Aber die bisher vorliegenden Hochrechnungen dürften schon dicht genug am späteren Endergebnis liegen, um eine Einschätzung zuzulassen. Wobei uns natürlich nicht Stimmenverschiebungen zwischen den mehr oder minder austauschbaren Blockparteien interessieren, sondern nur die Ergebnisse von Parteien, die rechts der Unionsparteien verortet sind.

Eindeutiger Gewinner ist die AfD (Alternative für Deutschland) mit 6,6 Prozent. Damit liegt sie um fast zwei Prozent über ihrem Ergebnis von der Bundestagswahl im September 2013; und diese Wählerzahl hätte für einen Einzug ins Europa-Parlament auch dann noch ausgereicht, wenn das Bundesverfassungsgericht nicht erst die Fünf-Prozent-Hürde und dann die drei-Prozent-Hürde aufgehoben hätte. Kritiker der AfD wenden ein, daß in absoluten Stimmen die AfD noch unter ihrem Bundestagswahlergebnis liegt. Aber abgesehen von diesem Einzelfall: Wann interessieren absolute Zahlen die politischen Kommentatoren von Mainstream-Medien denn sonst?! Offenbar nur hier, um ein Haar in der Suppe zu finden, weil das Aufkommen einer neuen politischen Kraft als unangenehm empfunden wird. Egal, wie sehr sie sich als „nicht-rechts“ oder vielleicht sogar mal als „anti-rechts“ bezeichnet.

Bei der NPD dürfte Jubel darüber vorherrschen, daß sie es zumindest geschafft haben, einen Mann in das Europäische Parlament zu bekommen, was ihnen vorher dreißig Jahre lang verwehrt war. Nüchtern betrachtet hat aber auch die NPD verloren: Während sie bei der Bundestagswahl immerhin noch 1,3 Prozent hatte, erreichte sie jetzt nur glatt ein Prozent.
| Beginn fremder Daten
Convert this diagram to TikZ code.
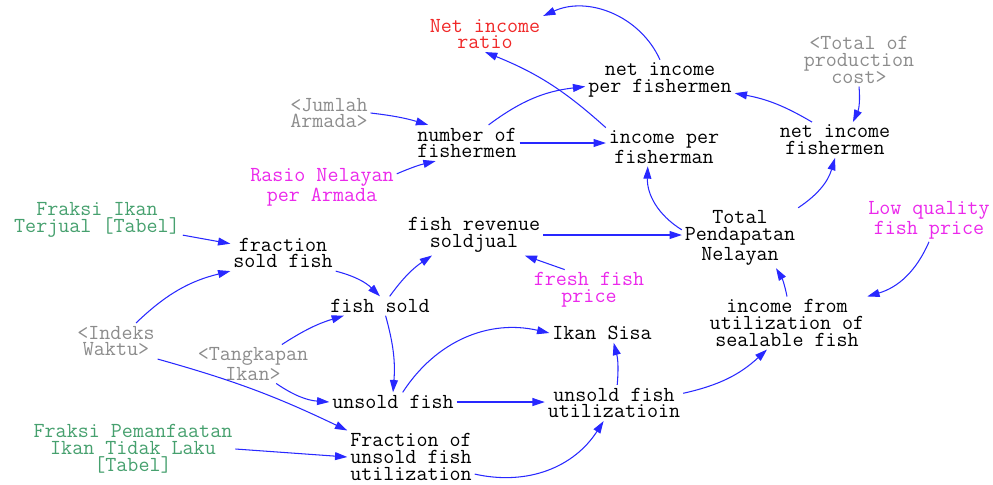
\documentclass[tikz,border=0pt]{standalone}
\usepackage{fontspec}
\usepackage{xcolor}
\usepackage{tikz}
\usetikzlibrary{arrows.meta}
\definecolor{linkblue}{RGB}{40,40,255}
\definecolor{shadowgray}{RGB}{140,140,140}
\definecolor{tablegreen}{RGB}{70,160,110}
\definecolor{constmag}{RGB}{235,40,235}
\definecolor{outred}{RGB}{240,40,40}

\begin{document}
\begin{tikzpicture}[
  x=0.02cm, y=0.02cm,
  var/.style={align=center, inner sep=1.5pt, font=\ttfamily\fontsize{12.2}{9.6}\selectfont},
  shadow/.style={var, text=shadowgray},
  tablevar/.style={var, text=tablegreen},
  const/.style={var, text=constmag},
  output/.style={var, text=outred},
  arr/.style={-{Triangle[length=7pt, width=4.5pt]}, linkblue, line width=0.6pt}
]
\useasboundingbox (0,0) rectangle (993,-484);
% variables
\node[output] (ratio) at (485,-34) {Net income\\ratio};
\node[var] (nipf) at (660,-80) {net income\\per fishermen};
\node[shadow] (tpc) at (859,-60) {<Total of\\production\\cost>};
\node[shadow] (ja) at (329,-113) {<Jumlah\\Armada>};
\node[var] (nof) at (467,-143) {number of\\fishermen};
\node[var] (ipf) at (664,-147) {income per\\fisherman};
\node[var] (nif) at (835,-140) {net income\\fishermen};
\node[const] (rna) at (322,-187) {Rasio Nelayan\\per Armada};
\node[tablevar] (fit) at (97,-220) {Fraksi Ikan\\Terjual [Tabel]};
\node[var] (frs) at (474,-235) {fish revenue\\soldjual};
\node[var] (tpn) at (740,-238) {Total\\Pendapatan\\Nelayan};
\node[const] (lqp) at (929,-220) {Low quality\\fish price};
\node[var] (fsf) at (283,-253) {fraction\\sold fish};
\node[var] (fs) at (380,-306) {fish sold};
\node[const] (ffp) at (589,-290) {fresh fish\\price};
\node[var] (iuf) at (787,-323) {income from\\utilization of\\sealable fish};
\node[shadow] (iw) at (116,-341) {<Indeks\\Waktu>};
\node[var] (is) at (602,-333) {Ikan Sisa};
\node[shadow] (ti) at (253,-364) {<Tangkapan\\Ikan>};
\node[var] (uf) at (393,-402) {unsold fish};
\node[var] (ufu) at (614,-403) {unsold fish\\utilizatioin};
\node[tablevar] (fpi) at (133,-449) {Fraksi Pemanfaatan\\Ikan Tidak Laku\\{[Tabel]}};
\node[var] (fuf) at (411,-457) {Fraction of\\unsold fish\\utilization};
% links
\draw[arr] (nipf.north) to[bend right=45] (ratio.north east);
\draw[arr] (ipf.north west) to[bend right=10] (ratio.south);
\draw[arr] (nof.40) to[bend left=15] (nipf.185);
\draw[arr] (nof.east) -- (nof.east -| ipf.west);
\draw[arr] (ja.east) to[bend left=5] (nof.155);
\draw[arr] (rna.10) to[bend left=5] (nof.-150);
\draw[arr] (tpc.south) to[bend left=15] (nif.45);
\draw[arr] (nif.142) to[bend right=10] (nipf.-10);
\draw[arr] (tpn.172) to[bend left=30] (ipf.-130);
\draw[arr] (tpn.north east) to[bend right=20] (nif.south);
\draw[arr] (frs.east) -- (frs.east -| tpn.west);
\draw[arr] (lqp.south) to[bend left=25] (iuf.north east);
\draw[arr] (iuf.north) to[bend right=10] (tpn.-40);
\draw[arr] (ffp.140) -- (frs.-22);
\draw[arr] (fit.-10) -- (fsf.170);
\draw[arr] (fsf.south east) to[bend left=15] (fs.north);
\draw[arr] (fs.45) to[bend left=10] (frs.-154);
\draw[arr] (iw.42) to[bend left=15] (fsf.south west);
\draw[arr] (iw.south east) to[bend left=5] (fuf.north west);
\draw[arr] (ti.34) to[bend left=8] (fs.-165);
\draw[arr] (ti.-40) to[bend right=15] (uf.west);
\draw[arr] (fs.-60) to[bend left=10] (uf.north);
\draw[arr] (uf.45) to[bend left=35] (is.west);
\draw[arr] (uf.east) -- (uf.east -| ufu.west);
\draw[arr] (ufu.80) to[bend right=10] (is.-40);
\draw[arr] (ufu.8) to[bend right=15] (iuf.-127);
\draw[arr] (fpi.east) -- (fuf.west);
\draw[arr] (fuf.-15) to[bend right=35] (ufu.-120);
\end{tikzpicture}
\end{document}
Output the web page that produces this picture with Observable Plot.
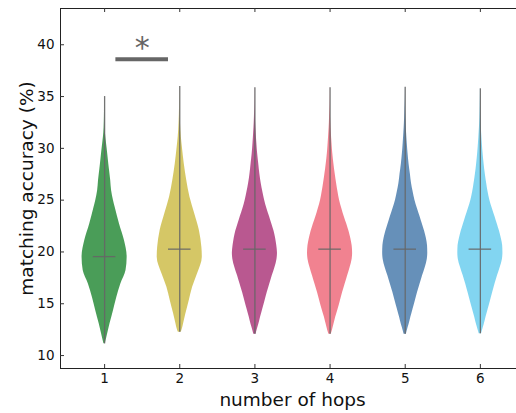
<!DOCTYPE html>
<html>
<head>
<meta charset="utf-8">
<script src="https://cdn.jsdelivr.net/npm/d3@7"></script>
<script src="https://cdn.jsdelivr.net/npm/@observablehq/plot@0.6"></script>
<style>
  html, body { margin: 0; padding: 0; background: #fff; overflow: hidden; }
  #chart svg { display: block; }
</style>
</head>
<body>
<div id="chart"></div>
<script>
// ---- data ----
const hops = [1, 2, 3, 4, 5, 6];
const colors = ["#228833", "#CCBB44", "#AA3377", "#EE6677", "#4477AA", "#66CCEE"];
const mins = [11.13, 12.25, 12.05, 12.05, 12.05, 12.1];
const maxs = [35.0, 35.97, 35.85, 35.85, 35.9, 35.75];
const medians = [19.55, 20.27, 20.27, 20.27, 20.27, 20.27];

// density profiles: [accuracy value, relative density (1 = widest)]
const violin1 = [[11.13,0.03],[11.77,0.10],[13.06,0.24],[14.3,0.39],[15.6,0.54],[16.9,0.72],[18.2,0.95],[19.5,1.0],[21.1,0.88],[22.7,0.66],[24.3,0.47],[25.0,0.39],[25.9,0.31],[26.9,0.27],[28.0,0.21],[29.0,0.16],[30.0,0.11],[30.75,0.07],[31.5,0.035],[32.5,0.015],[33.5,0.006],[35.0,0.002]];
const violin2 = [[12.25,0.06],[12.4,0.09],[13.06,0.17],[14.0,0.27],[15.3,0.42],[16.6,0.57],[17.9,0.79],[19.5,1.0],[20.45,0.98],[22.07,0.87],[23.7,0.66],[25.3,0.45],[26.9,0.31],[28.5,0.2],[30.0,0.12],[31.07,0.07],[32.5,0.03],[34.0,0.01],[35.97,0.002]];
const violin3 = [[12.05,0.05],[12.4,0.09],[13.0,0.17],[13.7,0.25],[14.5,0.35],[15.3,0.45],[16.1,0.55],[16.9,0.66],[17.7,0.77],[18.5,0.89],[19.3,0.98],[19.9,1.0],[20.6,0.97],[21.3,0.92],[22.0,0.85],[22.7,0.75],[23.4,0.65],[24.2,0.53],[25.0,0.43],[25.8,0.35],[26.6,0.28],[27.5,0.22],[28.5,0.17],[29.5,0.12],[30.5,0.085],[31.5,0.055],[32.5,0.03],[33.5,0.015],[34.7,0.005],[35.85,0.002]];
const violin4 = [[12.05,0.05],[12.4,0.10],[13.0,0.17],[13.7,0.25],[14.5,0.36],[15.3,0.46],[16.1,0.56],[16.9,0.67],[17.7,0.78],[18.5,0.89],[19.3,0.98],[19.9,1.0],[20.6,0.98],[21.3,0.92],[22.0,0.84],[22.7,0.74],[23.4,0.63],[24.2,0.52],[25.0,0.42],[25.8,0.35],[26.6,0.29],[27.5,0.23],[28.5,0.17],[29.5,0.12],[30.5,0.085],[31.5,0.055],[32.5,0.03],[33.5,0.015],[34.7,0.005],[35.85,0.002]];
const violin5 = [[12.05,0.05],[12.4,0.09],[13.0,0.17],[13.7,0.25],[14.5,0.35],[15.3,0.45],[16.1,0.55],[16.9,0.66],[17.7,0.77],[18.5,0.89],[19.3,0.98],[19.9,1.0],[20.6,0.99],[21.3,0.94],[22.0,0.86],[22.7,0.76],[23.4,0.66],[24.2,0.54],[25.0,0.43],[25.8,0.35],[26.6,0.28],[27.5,0.23],[28.5,0.17],[29.5,0.125],[30.5,0.09],[31.5,0.06],[32.5,0.035],[33.5,0.017],[34.7,0.006],[35.9,0.002]];
const violin6 = [[12.1,0.05],[12.4,0.09],[13.0,0.17],[13.7,0.25],[14.5,0.35],[15.3,0.45],[16.1,0.55],[16.9,0.65],[17.7,0.76],[18.5,0.88],[19.3,0.98],[19.9,1.0],[20.6,0.99],[21.3,0.93],[22.0,0.85],[22.7,0.75],[23.4,0.65],[24.2,0.53],[25.0,0.42],[25.8,0.34],[26.6,0.28],[27.5,0.22],[28.5,0.165],[29.5,0.12],[30.5,0.085],[31.5,0.055],[32.5,0.03],[33.5,0.015],[34.7,0.005],[35.75,0.002]];
const profiles = [violin1, violin2, violin3, violin4, violin5, violin6];

const xTicks = [1, 2, 3, 4, 5, 6];
const yTicks = [10, 15, 20, 25, 30, 35, 40];
const xLabel = "number of hops";
const yLabel = "matching accuracy (%)";

// significance annotation between hop 1 and hop 2
const sigFrom = [1];
const sigTo = [2];
const sigLevel = [38.6];
const sigLabel = ["*"];

// ---- layout ----
const W = 516, H = 413;
const mL = 60, mT = 8, mB = 45, mR = 0;
const xDomain = [0.413, 6.587];
const yDomain = [8.75, 43.5];
const halfWidth = 0.3;     // violin max half width (hop units)
const medHalf = 0.15;      // median tick half width
const tickLen = 4;
const plotW = W - mL - mR, plotH = H - mT - mB;

const area = [];
profiles.forEach((prof, i) => {
  prof.forEach(([v, d]) => area.push({hop: hops[i], y: v, x1: hops[i] - halfWidth * d, x2: hops[i] + halfWidth * d, color: colors[i]}));
});
const stats = hops.map((h, i) => ({hop: h, min: mins[i], max: maxs[i], med: medians[i]}));
const sig = sigFrom.map((f, i) => ({x1: f + 0.15, x2: sigTo[i] - 0.15, xm: (f + sigTo[i]) / 2, y: sigLevel[i], label: sigLabel[i]}));

const lineColor = "#666666";
const frameColor = "#222222";

const chart = Plot.plot({
  width: W, height: H,
  marginLeft: mL, marginTop: mT, marginBottom: mB, marginRight: mR,
  style: {fontFamily: "DejaVu Sans", fontSize: "13.5px", color: "#111", background: "#fff"},
  x: {domain: xDomain, range: [mL, mL + (xDomain[1] - xDomain[0]) * 75.15], ticks: xTicks, tickFormat: d3.format("d"), tickSize: 0, tickPadding: 5, label: null},
  y: {domain: yDomain, ticks: yTicks, tickFormat: d3.format("d"), tickSize: 0, tickPadding: 6, label: null},
  marks: [
    Plot.areaX(area, {y: "y", x1: "x1", x2: "x2", z: "hop", fill: "color", fillOpacity: 0.82, curve: "monotone-y"}),
    Plot.ruleX(stats, {x: "hop", y1: "min", y2: "max", stroke: lineColor, strokeWidth: 1.3, strokeOpacity: 0.9}),
    Plot.ruleY(stats, {y: "med", x1: d => d.hop - medHalf, x2: d => d.hop + medHalf, stroke: lineColor, strokeWidth: 1.3, strokeOpacity: 0.9}),
    // significance bar and star
    Plot.ruleY(sig, {y: "y", x1: "x1", x2: "x2", stroke: "#666", strokeWidth: 4}),
    Plot.text(sig, {x: "xm", y: "y", text: "label", fill: "#666", fontSize: 30, lineAnchor: "bottom", dy: -1}),
    // frame
    Plot.ruleY([yDomain[0]], {stroke: frameColor, strokeWidth: 1}),
    Plot.ruleY([yDomain[1]], {stroke: frameColor, strokeWidth: 1}),
    Plot.ruleX([xDomain[0]], {stroke: frameColor, strokeWidth: 1}),
    // inward ticks
    Plot.tickY(yTicks, {y: d => d, insetRight: plotW - tickLen, stroke: "#333"}),
    Plot.tickX(xTicks, {x: d => d, insetTop: plotH - tickLen, stroke: "#333"}),
    Plot.tickX(xTicks, {x: d => d, insetBottom: plotH - tickLen, stroke: "#333"}),
    // axis titles
    Plot.text([xLabel], {x: () => (xDomain[0] + xDomain[1]) / 2, frameAnchor: "bottom", dy: 37, lineAnchor: "bottom", textAnchor: "middle", fontSize: 18.5, fill: "#111"}),
    Plot.text([yLabel], {frameAnchor: "left", dx: -28, rotate: -90, lineAnchor: "bottom", textAnchor: "middle", fontSize: 18.5, fill: "#111"})
  ]
});
document.getElementById("chart").appendChild(chart);
</script>
</body>
</html>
Von einem Ende des langen, langsamen Sinkfluges kann also nicht die Rede sein.

Die Republikaner, die in ihren besten Zeiten mit 7,5 Prozent ins Europa-Parlament eingezogen waren (und damit seit Bestehen der BRD die einzige Rechtspartei waren, die jemals bei bei einer bundesweiten Wahl mehr als fünf Prozent geschafft hat), können sich mit 0,3 Prozent noch nicht einmal über einen einzelnen Abgeordneten freuen. Aber auch bei ihnen dürfte der Weg ins politische Nichts zumindest noch solange andauern, wie sie Geld aus der staatlichen Parteienfinanzierung bekommen…

PRO NRW wird ebenso wie die mit ihnen völlig zerstrittene „Schwesterpartei“ PRO DEUTSCHLAND nicht mal in den Hochrechnungen aufgeführt. Ob sich wenigstens die Möglichkeit, durch die Wahlteilnahme kostenlose Sendezeiten im öffentlich-rechtlichen Fernsehen zu bekommen, auf die zeitgleichen Kommunalwahlen in Nordrhein-Westfalen für PRO NRW ausgewirkt hat, ist zur Zeit noch unklar. In der Millionenstadt Köln hatte PRO KÖLN, die Keimzelle von PRO NRW, beim letzten Wahlgang immerhin noch ein Ergebnis von über fünf Prozent, was nicht nur als respektabel, sondern sogar als gut gelten darf. Jetzt sind sie dort offenbar auf 2,6 Prozent abgerutscht, und die zwei Stadtratsmitglieder, die sie bei einer Verfestigung des Ergebnisses erwarten dürfen, würden wohl noch nicht einmal für die Bildung einer Stadtratsfraktion ausreichen.

Welche Auswirkungen die jeweiligen Wahlergebnisse auf die jeweiligen Parteien haben werden, läßt sich im Moment natürlich noch nicht sagen. Bei Splitterparteien, vor allem rechten, sind Konsequenzen aus solchen Ergebnissen in aller Regel eher selten.